Unearthing one of the ways we stand in the way of our expansion

Let us begin with an affirmation:

I have the capacity to hold space for multiple states of being in the same body…without any judgement.

Embedded in this affirmation is a recent insight I have come to as protests erupted against the killing of black people, mostly in the United States but also here at home in South Africa. It dawned on me that the unease I was feeling during this time was due to an inability to accept my own complexity and nuance. On the one hand, I was and continue to feel grief, yearning and numbness as I am reminded again that I exist in a world that does not value black lives. On the other, I was and continue to be grateful for time to create, meaningful connection and joyful that I am expanding in my career.

I am not quite sure who told and convinced me that I only ever must feel one thing at any given time. It seems to be something many of us do despite plenty of evidence and lived experience that it is not quite how human beings work. We are literally designed to be able to shift in and out of different states. To feel all sorts of ways at any given time.

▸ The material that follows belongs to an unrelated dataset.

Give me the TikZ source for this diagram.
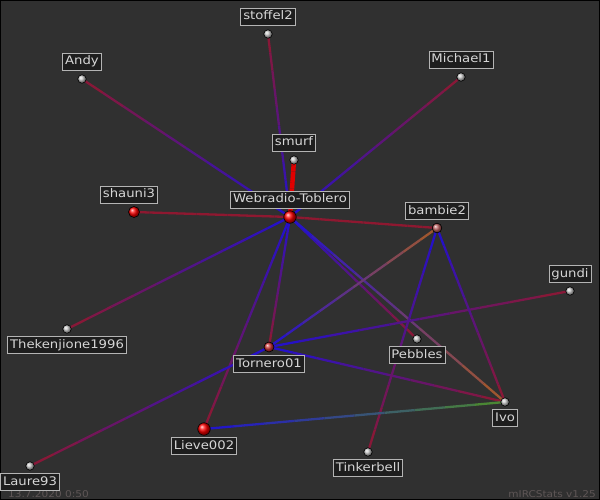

I also am not quite sure who told me that it was not possible to just to feel something. I seemed quite intent on both feeling and having an opinion or a judgement about whatever I was feeling. When I was in the state of joy, I critiqued feeling it during such a time as this and when I was in a state of grief, I was upset for letting it overwhelm me into inaction. There is not a perfect or even correct time for having a feeling. However, there is a perfect and even correct time to respond in certain ways to that feeling and herein lies my insight. I have the ability to have different feelings coursing through my body at a given time and I am equally able to allow them to just be.

When I finally asked myself what is and is not in my control I became aware that I was confusing having the feeling with responding to it. My autonomy is with the latter, not the former. And so, I released myself. From the pressure to choose one state and from attempts to find balance. The result? More ease and more room for me to expand.